**The exercise**
Transcribe the material in full, exactly as written.
========
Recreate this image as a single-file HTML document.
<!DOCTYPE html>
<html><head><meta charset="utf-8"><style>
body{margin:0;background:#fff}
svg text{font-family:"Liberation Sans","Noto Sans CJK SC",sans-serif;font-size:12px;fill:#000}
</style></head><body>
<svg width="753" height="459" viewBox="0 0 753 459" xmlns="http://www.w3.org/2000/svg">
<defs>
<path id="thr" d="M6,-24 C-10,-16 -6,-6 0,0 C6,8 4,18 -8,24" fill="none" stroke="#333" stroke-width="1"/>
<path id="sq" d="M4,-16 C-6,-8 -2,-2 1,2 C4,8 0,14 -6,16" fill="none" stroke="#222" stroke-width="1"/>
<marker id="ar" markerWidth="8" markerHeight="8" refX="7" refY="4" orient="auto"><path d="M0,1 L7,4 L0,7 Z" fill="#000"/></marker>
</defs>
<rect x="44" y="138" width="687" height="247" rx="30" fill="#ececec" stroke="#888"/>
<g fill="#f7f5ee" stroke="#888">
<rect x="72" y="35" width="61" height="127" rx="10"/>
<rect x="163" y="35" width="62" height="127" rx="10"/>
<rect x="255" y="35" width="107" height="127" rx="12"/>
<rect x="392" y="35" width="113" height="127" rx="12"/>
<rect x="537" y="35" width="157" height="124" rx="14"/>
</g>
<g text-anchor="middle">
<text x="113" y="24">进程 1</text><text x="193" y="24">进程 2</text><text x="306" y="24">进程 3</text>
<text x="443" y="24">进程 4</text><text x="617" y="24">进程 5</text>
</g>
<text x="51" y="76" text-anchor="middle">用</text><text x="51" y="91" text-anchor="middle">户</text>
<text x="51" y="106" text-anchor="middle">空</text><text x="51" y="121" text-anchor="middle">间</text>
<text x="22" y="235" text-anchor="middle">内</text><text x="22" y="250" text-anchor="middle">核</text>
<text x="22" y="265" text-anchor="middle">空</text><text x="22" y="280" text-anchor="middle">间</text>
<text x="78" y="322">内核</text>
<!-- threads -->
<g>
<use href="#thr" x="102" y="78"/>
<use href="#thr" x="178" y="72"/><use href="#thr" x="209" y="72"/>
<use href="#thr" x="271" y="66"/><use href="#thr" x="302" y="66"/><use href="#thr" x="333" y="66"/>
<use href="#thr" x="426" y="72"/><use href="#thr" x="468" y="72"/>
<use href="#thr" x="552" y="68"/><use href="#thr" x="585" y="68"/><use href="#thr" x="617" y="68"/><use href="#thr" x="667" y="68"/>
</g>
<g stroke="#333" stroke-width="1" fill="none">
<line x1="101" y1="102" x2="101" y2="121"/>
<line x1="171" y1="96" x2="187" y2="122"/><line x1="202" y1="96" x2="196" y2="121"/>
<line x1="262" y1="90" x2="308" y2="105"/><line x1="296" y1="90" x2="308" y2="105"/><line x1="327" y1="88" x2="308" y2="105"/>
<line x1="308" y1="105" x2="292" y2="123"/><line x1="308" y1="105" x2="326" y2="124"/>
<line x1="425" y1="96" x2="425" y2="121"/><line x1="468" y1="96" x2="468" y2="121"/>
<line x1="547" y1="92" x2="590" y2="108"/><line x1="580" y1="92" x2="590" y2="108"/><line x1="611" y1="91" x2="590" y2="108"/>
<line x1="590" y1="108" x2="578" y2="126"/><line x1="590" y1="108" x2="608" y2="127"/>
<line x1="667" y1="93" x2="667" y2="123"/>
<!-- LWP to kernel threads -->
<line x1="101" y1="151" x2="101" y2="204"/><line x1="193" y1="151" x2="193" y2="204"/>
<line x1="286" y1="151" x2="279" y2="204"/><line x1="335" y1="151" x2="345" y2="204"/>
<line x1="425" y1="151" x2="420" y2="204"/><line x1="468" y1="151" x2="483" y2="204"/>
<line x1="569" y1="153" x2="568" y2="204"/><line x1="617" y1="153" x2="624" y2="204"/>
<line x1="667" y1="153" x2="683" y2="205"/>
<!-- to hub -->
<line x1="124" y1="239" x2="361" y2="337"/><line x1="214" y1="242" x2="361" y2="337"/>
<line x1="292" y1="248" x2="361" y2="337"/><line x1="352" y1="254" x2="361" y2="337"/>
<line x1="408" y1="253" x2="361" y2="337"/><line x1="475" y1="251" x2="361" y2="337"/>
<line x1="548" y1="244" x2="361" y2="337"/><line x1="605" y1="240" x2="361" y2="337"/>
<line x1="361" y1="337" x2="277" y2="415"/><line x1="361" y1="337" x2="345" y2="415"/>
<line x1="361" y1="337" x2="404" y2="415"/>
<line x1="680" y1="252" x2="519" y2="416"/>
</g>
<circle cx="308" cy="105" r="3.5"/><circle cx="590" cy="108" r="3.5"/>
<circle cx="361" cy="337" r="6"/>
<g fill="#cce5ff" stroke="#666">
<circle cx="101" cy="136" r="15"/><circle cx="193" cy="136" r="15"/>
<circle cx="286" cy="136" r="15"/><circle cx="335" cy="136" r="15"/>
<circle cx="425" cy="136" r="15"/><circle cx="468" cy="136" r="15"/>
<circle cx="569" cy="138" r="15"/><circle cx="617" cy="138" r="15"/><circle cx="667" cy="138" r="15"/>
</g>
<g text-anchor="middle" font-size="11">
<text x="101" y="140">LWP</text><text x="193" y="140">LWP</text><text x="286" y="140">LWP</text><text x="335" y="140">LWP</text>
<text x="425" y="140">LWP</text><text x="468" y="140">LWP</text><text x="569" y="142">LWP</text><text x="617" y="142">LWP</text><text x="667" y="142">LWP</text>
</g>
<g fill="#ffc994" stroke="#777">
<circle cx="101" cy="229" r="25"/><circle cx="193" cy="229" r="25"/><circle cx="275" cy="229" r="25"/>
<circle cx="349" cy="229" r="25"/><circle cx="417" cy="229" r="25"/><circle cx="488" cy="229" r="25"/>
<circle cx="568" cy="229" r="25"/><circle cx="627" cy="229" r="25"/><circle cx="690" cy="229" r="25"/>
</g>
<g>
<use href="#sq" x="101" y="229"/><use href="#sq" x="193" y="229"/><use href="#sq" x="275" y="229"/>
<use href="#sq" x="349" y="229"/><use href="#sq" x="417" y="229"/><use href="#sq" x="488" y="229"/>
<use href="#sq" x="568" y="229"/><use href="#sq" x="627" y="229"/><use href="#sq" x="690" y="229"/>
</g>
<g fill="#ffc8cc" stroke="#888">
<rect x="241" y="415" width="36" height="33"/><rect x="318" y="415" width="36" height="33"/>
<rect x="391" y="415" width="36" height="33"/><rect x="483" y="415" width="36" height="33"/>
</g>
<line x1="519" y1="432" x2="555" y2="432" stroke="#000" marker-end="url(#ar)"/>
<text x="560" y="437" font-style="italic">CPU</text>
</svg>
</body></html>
========
**The solution**
Recreate this image as a single-file HTML document.
<!DOCTYPE html>
<html><head><meta charset="utf-8"><style>
body{margin:0;background:#fff}
svg text{font-family:"Liberation Sans","Noto Sans CJK SC",sans-serif;font-size:12px;fill:#000}
</style></head><body>
<svg width="753" height="459" viewBox="0 0 753 459" xmlns="http://www.w3.org/2000/svg">
<defs>
<path id="thr" d="M6,-24 C-10,-16 -6,-6 0,0 C6,8 4,18 -8,24" fill="none" stroke="#333" stroke-width="1"/>
<path id="sq" d="M4,-16 C-6,-8 -2,-2 1,2 C4,8 0,14 -6,16" fill="none" stroke="#222" stroke-width="1"/>
<marker id="ar" markerWidth="8" markerHeight="8" refX="7" refY="4" orient="auto"><path d="M0,1 L7,4 L0,7 Z" fill="#000"/></marker>
</defs>
<rect x="44" y="138" width="687" height="247" rx="30" fill="#ececec" stroke="#888"/>
<g fill="#f7f5ee" stroke="#888">
<rect x="72" y="35" width="61" height="127" rx="10"/>
<rect x="163" y="35" width="62" height="127" rx="10"/>
<rect x="255" y="35" width="107" height="127" rx="12"/>
<rect x="392" y="35" width="113" height="127" rx="12"/>
<rect x="537" y="35" width="157" height="124" rx="14"/>
</g>
<g text-anchor="middle">
<text x="113" y="24">进程 1</text><text x="193" y="24">进程 2</text><text x="306" y="24">进程 3</text>
<text x="443" y="24">进程 4</text><text x="617" y="24">进程 5</text>
</g>
<text x="51" y="76" text-anchor="middle">用</text><text x="51" y="91" text-anchor="middle">户</text>
<text x="51" y="106" text-anchor="middle">空</text><text x="51" y="121" text-anchor="middle">间</text>
<text x="22" y="235" text-anchor="middle">内</text><text x="22" y="250" text-anchor="middle">核</text>
<text x="22" y="265" text-anchor="middle">空</text><text x="22" y="280" text-anchor="middle">间</text>
<text x="78" y="322">内核</text>
<!-- threads -->
<g>
<use href="#thr" x="102" y="78"/>
<use href="#thr" x="178" y="72"/><use href="#thr" x="209" y="72"/>
<use href="#thr" x="271" y="66"/><use href="#thr" x="302" y="66"/><use href="#thr" x="333" y="66"/>
<use href="#thr" x="426" y="72"/><use href="#thr" x="468" y="72"/>
<use href="#thr" x="552" y="68"/><use href="#thr" x="585" y="68"/><use href="#thr" x="617" y="68"/><use href="#thr" x="667" y="68"/>
</g>
<g stroke="#333" stroke-width="1" fill="none">
<line x1="101" y1="102" x2="101" y2="121"/>
<line x1="171" y1="96" x2="187" y2="122"/><line x1="202" y1="96" x2="196" y2="121"/>
<line x1="262" y1="90" x2="308" y2="105"/><line x1="296" y1="90" x2="308" y2="105"/><line x1="327" y1="88" x2="308" y2="105"/>
<line x1="308" y1="105" x2="292" y2="123"/><line x1="308" y1="105" x2="326" y2="124"/>
<line x1="425" y1="96" x2="425" y2="121"/><line x1="468" y1="96" x2="468" y2="121"/>
<line x1="547" y1="92" x2="590" y2="108"/><line x1="580" y1="92" x2="590" y2="108"/><line x1="611" y1="91" x2="590" y2="108"/>
<line x1="590" y1="108" x2="578" y2="126"/><line x1="590" y1="108" x2="608" y2="127"/>
<line x1="667" y1="93" x2="667" y2="123"/>
<!-- LWP to kernel threads -->
<line x1="101" y1="151" x2="101" y2="204"/><line x1="193" y1="151" x2="193" y2="204"/>
<line x1="286" y1="151" x2="279" y2="204"/><line x1="335" y1="151" x2="345" y2="204"/>
<line x1="425" y1="151" x2="420" y2="204"/><line x1="468" y1="151" x2="483" y2="204"/>
<line x1="569" y1="153" x2="568" y2="204"/><line x1="617" y1="153" x2="624" y2="204"/>
<line x1="667" y1="153" x2="683" y2="205"/>
<!-- to hub -->
<line x1="124" y1="239" x2="361" y2="337"/><line x1="214" y1="242" x2="361" y2="337"/>
<line x1="292" y1="248" x2="361" y2="337"/><line x1="352" y1="254" x2="361" y2="337"/>
<line x1="408" y1="253" x2="361" y2="337"/><line x1="475" y1="251" x2="361" y2="337"/>
<line x1="548" y1="244" x2="361" y2="337"/><line x1="605" y1="240" x2="361" y2="337"/>
<line x1="361" y1="337" x2="277" y2="415"/><line x1="361" y1="337" x2="345" y2="415"/>
<line x1="361" y1="337" x2="404" y2="415"/>
<line x1="680" y1="252" x2="519" y2="416"/>
</g>
<circle cx="308" cy="105" r="3.5"/><circle cx="590" cy="108" r="3.5"/>
<circle cx="361" cy="337" r="6"/>
<g fill="#cce5ff" stroke="#666">
<circle cx="101" cy="136" r="15"/><circle cx="193" cy="136" r="15"/>
<circle cx="286" cy="136" r="15"/><circle cx="335" cy="136" r="15"/>
<circle cx="425" cy="136" r="15"/><circle cx="468" cy="136" r="15"/>
<circle cx="569" cy="138" r="15"/><circle cx="617" cy="138" r="15"/><circle cx="667" cy="138" r="15"/>
</g>
<g text-anchor="middle" font-size="11">
<text x="101" y="140">LWP</text><text x="193" y="140">LWP</text><text x="286" y="140">LWP</text><text x="335" y="140">LWP</text>
<text x="425" y="140">LWP</text><text x="468" y="140">LWP</text><text x="569" y="142">LWP</text><text x="617" y="142">LWP</text><text x="667" y="142">LWP</text>
</g>
<g fill="#ffc994" stroke="#777">
<circle cx="101" cy="229" r="25"/><circle cx="193" cy="229" r="25"/><circle cx="275" cy="229" r="25"/>
<circle cx="349" cy="229" r="25"/><circle cx="417" cy="229" r="25"/><circle cx="488" cy="229" r="25"/>
<circle cx="568" cy="229" r="25"/><circle cx="627" cy="229" r="25"/><circle cx="690" cy="229" r="25"/>
</g>
<g>
<use href="#sq" x="101" y="229"/><use href="#sq" x="193" y="229"/><use href="#sq" x="275" y="229"/>
<use href="#sq" x="349" y="229"/><use href="#sq" x="417" y="229"/><use href="#sq" x="488" y="229"/>
<use href="#sq" x="568" y="229"/><use href="#sq" x="627" y="229"/><use href="#sq" x="690" y="229"/>
</g>
<g fill="#ffc8cc" stroke="#888">
<rect x="241" y="415" width="36" height="33"/><rect x="318" y="415" width="36" height="33"/>
<rect x="391" y="415" width="36" height="33"/><rect x="483" y="415" width="36" height="33"/>
</g>
<line x1="519" y1="432" x2="555" y2="432" stroke="#000" marker-end="url(#ar)"/>
<text x="560" y="437" font-style="italic">CPU</text>
</svg>
</body></html>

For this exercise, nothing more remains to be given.